YOUR INSTRUCTIONS: Return, exactly as written, the lines that start at the one holding "Write a component" and end at the one holding "YAxis, CartesianGrid, Legend", with both of those lines kept. Skip any pictures.

(Rows from a dataset of charts and code)
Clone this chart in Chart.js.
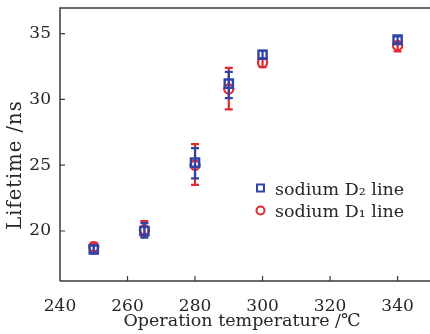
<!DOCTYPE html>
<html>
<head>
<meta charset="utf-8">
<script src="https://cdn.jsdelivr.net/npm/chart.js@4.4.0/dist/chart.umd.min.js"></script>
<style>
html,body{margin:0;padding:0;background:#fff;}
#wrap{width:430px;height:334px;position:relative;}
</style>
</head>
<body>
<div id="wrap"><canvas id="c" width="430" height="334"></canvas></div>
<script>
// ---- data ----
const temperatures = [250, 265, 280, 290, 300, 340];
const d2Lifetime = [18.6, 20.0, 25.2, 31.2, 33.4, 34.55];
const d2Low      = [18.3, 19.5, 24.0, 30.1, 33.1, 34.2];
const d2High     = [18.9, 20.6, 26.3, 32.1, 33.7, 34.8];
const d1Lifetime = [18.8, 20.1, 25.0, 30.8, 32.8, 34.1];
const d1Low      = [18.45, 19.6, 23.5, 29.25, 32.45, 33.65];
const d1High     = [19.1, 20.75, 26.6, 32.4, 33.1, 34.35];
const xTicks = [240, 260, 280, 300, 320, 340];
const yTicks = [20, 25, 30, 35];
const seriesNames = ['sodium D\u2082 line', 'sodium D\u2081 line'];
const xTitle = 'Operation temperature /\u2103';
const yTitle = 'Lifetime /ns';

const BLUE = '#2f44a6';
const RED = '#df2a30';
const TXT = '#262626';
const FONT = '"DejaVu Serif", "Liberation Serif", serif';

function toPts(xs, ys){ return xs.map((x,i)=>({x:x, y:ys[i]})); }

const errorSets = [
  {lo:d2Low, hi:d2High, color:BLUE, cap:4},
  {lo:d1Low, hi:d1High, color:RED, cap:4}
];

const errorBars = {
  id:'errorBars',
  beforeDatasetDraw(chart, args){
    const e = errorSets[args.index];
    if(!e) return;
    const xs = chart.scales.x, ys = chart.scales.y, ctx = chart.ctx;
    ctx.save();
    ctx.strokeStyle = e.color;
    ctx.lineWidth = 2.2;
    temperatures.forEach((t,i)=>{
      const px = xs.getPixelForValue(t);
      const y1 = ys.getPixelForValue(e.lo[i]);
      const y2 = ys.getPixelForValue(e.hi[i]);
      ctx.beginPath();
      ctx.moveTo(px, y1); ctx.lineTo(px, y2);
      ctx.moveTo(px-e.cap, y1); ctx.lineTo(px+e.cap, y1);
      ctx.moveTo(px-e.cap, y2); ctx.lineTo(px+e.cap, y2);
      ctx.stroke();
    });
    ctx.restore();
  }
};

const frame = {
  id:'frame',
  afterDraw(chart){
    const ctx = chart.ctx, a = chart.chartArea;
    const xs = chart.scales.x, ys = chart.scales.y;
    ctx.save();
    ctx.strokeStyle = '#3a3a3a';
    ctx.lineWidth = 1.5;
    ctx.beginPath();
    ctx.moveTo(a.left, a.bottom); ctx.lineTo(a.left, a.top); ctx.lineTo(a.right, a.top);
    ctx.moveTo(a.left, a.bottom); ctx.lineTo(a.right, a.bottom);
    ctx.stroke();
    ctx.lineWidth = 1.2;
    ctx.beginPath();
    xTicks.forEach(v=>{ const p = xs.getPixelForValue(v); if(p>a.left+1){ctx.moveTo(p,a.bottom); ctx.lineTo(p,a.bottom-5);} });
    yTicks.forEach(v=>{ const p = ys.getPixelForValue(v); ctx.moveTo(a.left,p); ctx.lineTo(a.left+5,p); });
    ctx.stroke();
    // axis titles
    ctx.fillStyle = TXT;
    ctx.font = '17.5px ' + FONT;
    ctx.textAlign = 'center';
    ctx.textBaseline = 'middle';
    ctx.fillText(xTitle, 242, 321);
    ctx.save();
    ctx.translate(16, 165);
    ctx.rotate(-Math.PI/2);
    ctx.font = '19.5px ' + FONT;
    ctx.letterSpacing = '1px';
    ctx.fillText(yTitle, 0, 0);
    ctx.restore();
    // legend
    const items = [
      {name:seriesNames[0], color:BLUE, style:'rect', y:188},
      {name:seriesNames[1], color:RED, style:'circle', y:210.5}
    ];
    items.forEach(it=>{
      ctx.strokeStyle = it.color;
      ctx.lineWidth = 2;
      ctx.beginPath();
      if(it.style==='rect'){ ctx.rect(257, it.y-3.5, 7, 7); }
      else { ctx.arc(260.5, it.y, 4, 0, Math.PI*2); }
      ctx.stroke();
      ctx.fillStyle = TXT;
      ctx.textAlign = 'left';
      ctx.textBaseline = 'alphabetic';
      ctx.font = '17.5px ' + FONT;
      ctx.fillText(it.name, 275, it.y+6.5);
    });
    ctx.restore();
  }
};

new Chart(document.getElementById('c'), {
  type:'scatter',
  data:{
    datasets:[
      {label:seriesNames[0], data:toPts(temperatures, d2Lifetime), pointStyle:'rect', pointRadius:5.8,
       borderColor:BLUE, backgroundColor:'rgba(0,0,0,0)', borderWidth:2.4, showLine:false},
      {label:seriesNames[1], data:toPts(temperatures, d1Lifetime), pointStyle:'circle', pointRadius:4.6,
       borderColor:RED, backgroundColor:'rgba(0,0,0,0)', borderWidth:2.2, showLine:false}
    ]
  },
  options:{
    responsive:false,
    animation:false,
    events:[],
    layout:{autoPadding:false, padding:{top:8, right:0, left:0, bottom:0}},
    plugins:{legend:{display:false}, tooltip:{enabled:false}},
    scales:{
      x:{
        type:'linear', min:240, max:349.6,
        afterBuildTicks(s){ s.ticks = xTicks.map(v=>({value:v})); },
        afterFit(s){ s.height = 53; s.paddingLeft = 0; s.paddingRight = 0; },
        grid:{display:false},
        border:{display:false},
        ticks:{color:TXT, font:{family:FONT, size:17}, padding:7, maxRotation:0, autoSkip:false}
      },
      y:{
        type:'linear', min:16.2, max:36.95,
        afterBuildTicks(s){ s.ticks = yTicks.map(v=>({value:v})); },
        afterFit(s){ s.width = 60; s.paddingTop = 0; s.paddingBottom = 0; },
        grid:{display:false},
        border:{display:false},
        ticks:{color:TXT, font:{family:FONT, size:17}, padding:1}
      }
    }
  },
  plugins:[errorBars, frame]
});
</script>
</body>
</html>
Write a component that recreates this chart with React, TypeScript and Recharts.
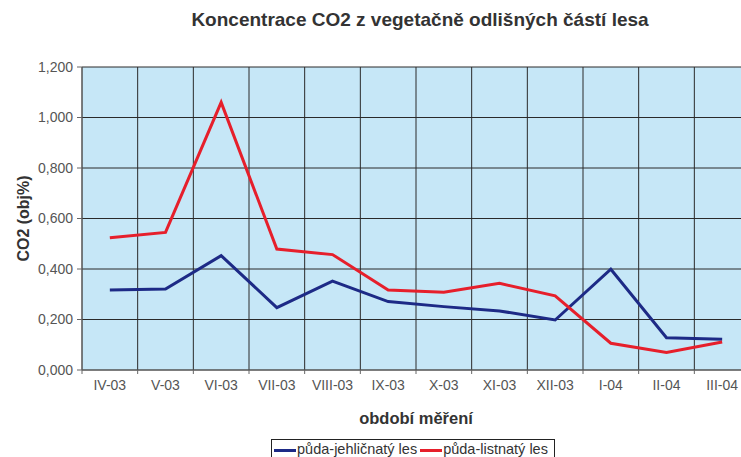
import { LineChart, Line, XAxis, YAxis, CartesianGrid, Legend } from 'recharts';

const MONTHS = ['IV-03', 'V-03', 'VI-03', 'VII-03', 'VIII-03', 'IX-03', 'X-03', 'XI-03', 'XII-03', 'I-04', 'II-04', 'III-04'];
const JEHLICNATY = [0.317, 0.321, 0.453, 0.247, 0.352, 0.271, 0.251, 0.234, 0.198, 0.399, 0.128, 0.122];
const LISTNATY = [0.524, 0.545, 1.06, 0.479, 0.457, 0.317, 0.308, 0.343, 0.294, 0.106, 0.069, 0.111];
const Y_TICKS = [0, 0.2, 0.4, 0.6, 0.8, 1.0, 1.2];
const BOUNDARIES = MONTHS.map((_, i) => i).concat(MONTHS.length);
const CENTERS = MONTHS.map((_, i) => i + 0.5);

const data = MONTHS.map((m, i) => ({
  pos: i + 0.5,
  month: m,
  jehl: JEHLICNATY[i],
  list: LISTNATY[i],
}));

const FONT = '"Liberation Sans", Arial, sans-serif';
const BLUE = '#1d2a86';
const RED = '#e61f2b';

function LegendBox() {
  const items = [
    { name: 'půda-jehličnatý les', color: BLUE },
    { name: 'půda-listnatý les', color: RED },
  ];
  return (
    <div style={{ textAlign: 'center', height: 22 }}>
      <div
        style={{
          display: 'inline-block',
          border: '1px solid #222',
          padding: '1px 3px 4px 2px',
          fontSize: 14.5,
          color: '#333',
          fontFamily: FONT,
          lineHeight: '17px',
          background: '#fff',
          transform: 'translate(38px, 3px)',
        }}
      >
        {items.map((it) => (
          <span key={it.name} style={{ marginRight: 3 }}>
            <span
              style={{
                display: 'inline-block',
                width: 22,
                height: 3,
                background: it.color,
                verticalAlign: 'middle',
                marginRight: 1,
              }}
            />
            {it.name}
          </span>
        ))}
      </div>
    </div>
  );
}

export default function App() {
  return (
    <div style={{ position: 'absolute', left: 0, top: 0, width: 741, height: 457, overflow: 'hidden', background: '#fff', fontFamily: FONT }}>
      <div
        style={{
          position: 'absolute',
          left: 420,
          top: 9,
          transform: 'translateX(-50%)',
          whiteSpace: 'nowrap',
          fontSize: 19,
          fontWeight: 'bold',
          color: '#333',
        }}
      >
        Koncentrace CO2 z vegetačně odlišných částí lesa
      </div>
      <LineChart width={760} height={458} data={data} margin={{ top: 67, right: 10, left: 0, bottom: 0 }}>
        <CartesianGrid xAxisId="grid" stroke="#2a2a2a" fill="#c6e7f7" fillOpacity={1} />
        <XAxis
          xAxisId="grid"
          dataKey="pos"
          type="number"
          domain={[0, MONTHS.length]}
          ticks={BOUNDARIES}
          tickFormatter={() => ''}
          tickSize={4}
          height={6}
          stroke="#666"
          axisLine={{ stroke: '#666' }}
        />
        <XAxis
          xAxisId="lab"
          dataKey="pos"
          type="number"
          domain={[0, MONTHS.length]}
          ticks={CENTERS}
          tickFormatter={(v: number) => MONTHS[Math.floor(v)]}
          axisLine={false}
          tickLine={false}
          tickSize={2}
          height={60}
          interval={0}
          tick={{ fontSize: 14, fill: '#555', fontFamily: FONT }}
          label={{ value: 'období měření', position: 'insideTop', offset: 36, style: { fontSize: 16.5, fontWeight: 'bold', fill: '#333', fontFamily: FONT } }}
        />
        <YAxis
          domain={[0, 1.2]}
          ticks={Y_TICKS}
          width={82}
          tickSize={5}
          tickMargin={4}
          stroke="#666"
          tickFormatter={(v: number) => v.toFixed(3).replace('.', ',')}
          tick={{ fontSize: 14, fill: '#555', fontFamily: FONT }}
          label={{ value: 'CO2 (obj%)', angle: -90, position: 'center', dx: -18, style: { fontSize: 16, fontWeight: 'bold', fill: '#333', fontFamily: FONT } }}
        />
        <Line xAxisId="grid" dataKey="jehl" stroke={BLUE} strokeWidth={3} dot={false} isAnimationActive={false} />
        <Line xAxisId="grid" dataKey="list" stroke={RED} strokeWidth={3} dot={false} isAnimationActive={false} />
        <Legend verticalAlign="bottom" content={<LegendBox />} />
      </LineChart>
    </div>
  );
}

WRITTEN ANSWER:
Write a component that recreates this chart with React, TypeScript and Recharts.
import { LineChart, Line, XAxis, YAxis, CartesianGrid, Legend } from 'recharts';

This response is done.